L’enquête menée par le CHSCT conclut en effet qu’aucune situation de harcèlement moral avérée n’était établie, même si la supérieure reconnaissait avoir tenu des propos inappropriés une seule fois.
Pour l’employeur, cette conclusion prouvait que la salariée avait sciemment inventé les faits reprochés.
3. La décision : la bonne foi du salarié est préservée
La Cour de cassation rejette le pourvoi de l’employeur.
Elle confirme que la bonne foi de la salariée devait être appréciée au moment de la dénonciation, et non à la lumière des conclusions ultérieures du CHSCT.

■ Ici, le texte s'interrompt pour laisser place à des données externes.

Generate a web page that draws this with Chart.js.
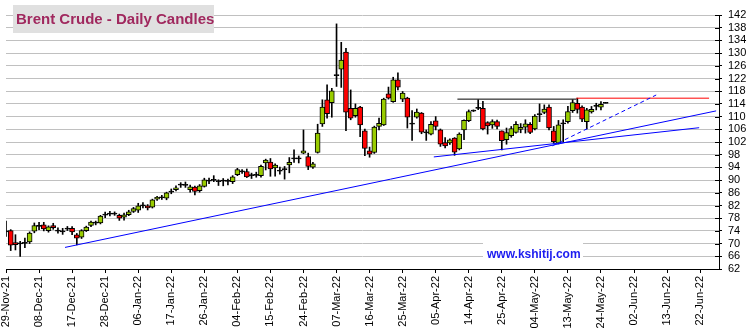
<!DOCTYPE html>
<html><head><meta charset="utf-8">
<script src="https://cdn.jsdelivr.net/npm/chart.js@4.4.0/dist/chart.umd.min.js"></script>
<style>html,body{margin:0;padding:0;background:#fff;}#wrap{width:752px;height:336px;}</style>
</head><body><div id="wrap"><canvas id="c" width="752" height="336"></canvas></div>
<script>
const tickLabels = ['29-Nov-21','08-Dec-21','17-Dec-21','28-Dec-21','06-Jan-22','17-Jan-22','26-Jan-22','04-Feb-22','15-Feb-22','24-Feb-22','07-Mar-22','16-Mar-22','25-Mar-22','05-Apr-22','14-Apr-22','25-Apr-22','04-May-22','13-May-22','24-May-22','02-Jun-22','13-Jun-22','22-Jun-22'];
const opens = [73.8,74.1,70.3,69.9,70.1,70.5,73.9,75.5,75.9,74.1,75.7,74.2,73.8,74.6,74.8,72.8,72.0,74.1,75.7,76.7,76.5,79.0,79.5,79.4,78.9,78.3,79.1,80.1,80.5,82.1,81.9,81.5,84.0,84.7,84.3,86.3,87.0,88.5,88.6,87.0,87.8,86.7,88.0,89.9,89.9,89.7,89.9,89.7,89.5,91.7,92.8,92.7,91.5,91.6,91.4,95.4,95.7,93.8,93.0,93.4,94.8,96.8,96.8,98.5,97.4,94.1,98.7,107.7,115.3,114.4,123.0,124.9,130.3,112.6,110.3,113.0,105.5,99.2,98.7,106.9,107.4,117.2,114.7,121.6,115.5,115.8,107.8,109.8,111.1,105.1,104.5,108.7,105.8,101.8,101.7,103.2,99.8,105.8,108.7,111.8,112.6,112.6,108.1,107.4,108.4,105.5,102.7,104.0,105.0,106.0,106.7,107.6,106.1,110.7,111.3,113.0,105.5,101.6,107.8,108.4,111.9,114.2,113.0,108.4,111.5,113.3,113.0,114.3];
const highs = [77.1,74.4,72.8,70.7,71.7,73.7,76.5,76.7,76.7,75.6,76.4,75.0,74.8,75.4,75.4,73.2,74.4,75.5,77.1,77.1,78.9,79.9,80.2,80.0,79.3,79.6,80.5,81.4,82.7,82.9,82.3,84.0,84.9,85.2,86.2,87.2,88.2,89.2,89.4,88.4,88.1,88.6,90.6,90.6,91.4,90.1,90.5,90.3,91.4,93.7,93.3,93.5,92.2,92.5,94.7,96.6,96.8,95.1,94.1,94.3,97.1,99.5,97.6,105.8,98.5,95.6,107.6,115.3,120.0,118.9,139.2,133.4,131.5,118.4,114.0,113.2,106.1,100.4,107.0,109.5,115.8,119.3,122.4,123.8,117.9,116.1,111.9,112.4,111.3,105.8,108.4,110.0,106.1,103.4,103.0,103.4,104.9,109.0,112.1,112.1,115.3,114.8,108.4,109.0,108.9,105.5,106.4,106.9,108.4,107.8,109.0,108.1,110.6,114.0,113.7,113.7,106.9,108.8,109.0,113.2,115.3,115.8,113.4,112.6,113.2,114.2,114.7,114.5];
const lows = [72.3,67.8,68.0,66.0,68.7,70.0,73.4,74.4,74.0,73.6,74.5,73.3,72.9,74.1,72.8,69.6,71.6,73.8,75.3,75.9,76.2,78.2,78.7,78.9,77.3,77.4,78.8,79.8,79.8,81.2,80.6,81.2,83.6,83.9,83.8,85.7,86.6,87.7,87.7,86.2,85.3,86.2,87.8,88.9,89.5,88.3,88.2,88.5,88.9,91.4,92.1,90.8,90.5,90.9,90.9,93.2,91.2,91.2,91.9,90.3,92.3,95.6,95.4,98.3,93.3,93.7,98.5,106.9,109.5,109.8,119.5,119.2,105.6,109.0,109.8,103.7,97.7,97.2,98.4,105.8,107.2,115.5,114.5,118.4,114.7,106.4,102.5,109.5,104.6,102.5,104.2,105.8,100.6,100.1,101.2,97.8,99.5,102.7,108.4,111.6,112.2,105.8,104.5,106.3,106.1,99.5,101.3,103.5,104.8,104.9,104.8,104.6,105.8,108.4,110.9,105.8,101.6,101.4,102.1,107.9,111.3,111.1,108.4,106.1,111.1,112.1,112.1,114.3];
const closes = [73.9,69.5,69.7,70.2,70.4,73.3,75.7,75.6,74.6,75.3,75.0,74.0,73.9,74.8,73.7,71.7,74.1,75.2,76.8,76.5,78.7,79.2,79.4,79.5,78.0,79.1,80.0,81.0,81.9,82.0,81.2,83.8,84.6,84.5,86.0,86.5,87.6,88.7,88.4,87.9,86.4,88.2,90.1,89.7,90.2,89.6,89.8,89.8,91.0,93.3,92.7,91.0,91.6,91.7,94.3,96.3,93.5,94.7,92.9,93.5,95.6,96.9,96.9,99.2,94.3,95.1,104.8,113.0,110.9,118.1,123.2,127.8,111.4,109.5,112.6,107.4,100.0,98.2,106.7,107.9,115.5,115.8,121.6,119.3,117.4,109.8,107.7,111.4,105.1,105.0,107.6,106.9,101.3,100.8,102.7,98.8,104.5,108.8,111.6,111.9,112.9,106.1,107.1,108.4,106.9,102.4,105.0,106.2,107.6,106.6,107.7,105.0,110.2,110.8,112.4,106.4,102.1,107.4,107.9,111.6,114.4,112.3,109.2,112.1,112.3,113.4,113.9,114.4];
// trend lines: [index, price]
const trendA = [[12.5,68.8],[150.4,111.8]];
const trendB = [[90.6,97.3],[146.8,106.5]];
const trendC = [[115.7,100.8],[137.7,116.8]];
const resBlack = [[95.6,115.5],[120.8,115.5]];
const resRed = [[120.8,115.8],[148.9,115.8]];

const GREEN = '#99cc00', RED = '#ff0000';
const wickData = highs.map((h,i)=>({x:i, y:[lows[i], h]}));
const bodyData = opens.map((o,i)=>{
  let lo = Math.min(o, closes[i]), hi = Math.max(o, closes[i]);
  if (hi - lo < 0.35) { const m = (lo+hi)/2; lo = m-0.17; hi = m+0.17; }
  return {x:i, y:[lo, hi]};
});
const bodyColors = opens.map((o,i)=>{
  const d = closes[i]-o;
  if (Math.abs(d) < 0.35) return '#000000';
  return d > 0 ? GREEN : RED;
});
const toPts = a => a.map(p=>({x:p[0], y:p[1]}));
const lineDs = (pts, color, dash) => ({type:'line', data: toPts(pts), borderColor: color, borderWidth: 1, pointRadius: 0, borderDash: dash||[], fill:false, tension:0, order:-1});

const FONT = 'Liberation Sans, Arial, sans-serif';
const decor = {
  id:'decor',
  afterDraw(chart){
    const ctx = chart.ctx; const y = chart.scales.y; const ca = chart.chartArea;
    ctx.save();
    ctx.strokeStyle = '#000'; ctx.lineWidth = 1;
    y.ticks.forEach(t=>{ const py = Math.round(y.getPixelForValue(t.value))+0.5; ctx.beginPath(); ctx.moveTo(ca.right-4, py); ctx.lineTo(ca.right, py); ctx.stroke(); });
    ctx.fillStyle = '#e0e0e0'; ctx.fillRect(13,5,201,28);
    ctx.fillStyle = '#a0285e'; ctx.font = 'bold 15px '+FONT; ctx.textBaseline='middle'; ctx.textAlign='left';
    ctx.fillText('Brent Crude - Daily Candles', 16, 19.5);
    ctx.fillStyle = '#ffffff'; ctx.fillRect(483,240,100,22);
    ctx.fillStyle = '#1c1cf0'; ctx.font = 'bold 12px '+FONT;
    ctx.fillText('www.kshitij.com', 487, 255);
    ctx.restore();
  }
};

new Chart(document.getElementById('c'), {
  type:'bar',
  data:{ datasets:[
    lineDs(trendA,'#0000ff'), lineDs(trendB,'#0000ff'), lineDs(trendC,'#0000ff',[4,3]),
    lineDs(resBlack,'#000000'), lineDs(resRed,'#ff0000'),
    {type:'bar', data: bodyData, backgroundColor: bodyColors, borderColor:'#000', borderWidth:1, borderSkipped:false, barThickness:5, grouped:false, order:0},
    {type:'bar', data: wickData, backgroundColor:'#000', borderWidth:0, barThickness:1, grouped:false, order:1}
  ]},
  options:{
    responsive:false, animation:false, devicePixelRatio:1,
    layout:{padding:{left:6, top:15, right:0, bottom:0}},
    plugins:{legend:{display:false}, tooltip:{enabled:false}},
    scales:{
      x:{type:'linear', min:0, max:151, offset:false,
        grid:{offset:false, drawOnChartArea:false, drawTicks:true, tickLength:4, tickColor:'#000'},
        border:{display:true, color:'#000'},
        afterBuildTicks(s){ s.ticks = tickLabels.map((l,k)=>({value:k*7})); },
        ticks:{autoSkip:false, minRotation:90, maxRotation:90, padding:3, color:'#000', font:{family:FONT, size:11},
          callback(v, idx){ return tickLabels[idx]; }},
        afterFit(s){ s.height = 67; }
      },
      y:{position:'right', min:62, max:142,
        grid:{color:'#c0c0c0', tickColor:'#000', tickLength:3, drawTicks:true},
        border:{display:true, color:'#000'},
        ticks:{stepSize:4, autoSkip:false, padding:6, color:'#000', font:{family:FONT, size:11}},
        afterFit(s){ s.width = 33; }
      }
    }
  },
  plugins:[decor]
});
</script></body></html>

Les juges du fond avaient constaté que :
la salariée n’avait pas connaissance de la fausseté des faits lorsqu’elle les avait dénoncés ;
le CHSCT avait été saisi après son courrier, pour mener l’enquête à la suite de son signalement.
La Cour en déduit que la mauvaise foi n’était pas établie, et que le licenciement était nul.
4. Ce qu’il faut retenir
Un salarié bénéficie d’une protection renforcée lorsqu’il dénonce un harcèlement moral :
même si l’enquête interne ou celle du CSE (ex-CHSCT) ne confirme pas le harcèlement, la bonne foi du salarié est présumée ;
seule la preuve d’une dénonciation mensongère en toute connaissance de cause peut justifier une sanction ;
la charge de la preuve repose toujours sur l’employeur.
En somme, le simple fait de dénoncer un comportement ressenti comme du harcèlement, sans intention de nuire, ne peut jamais fonder un licenciement.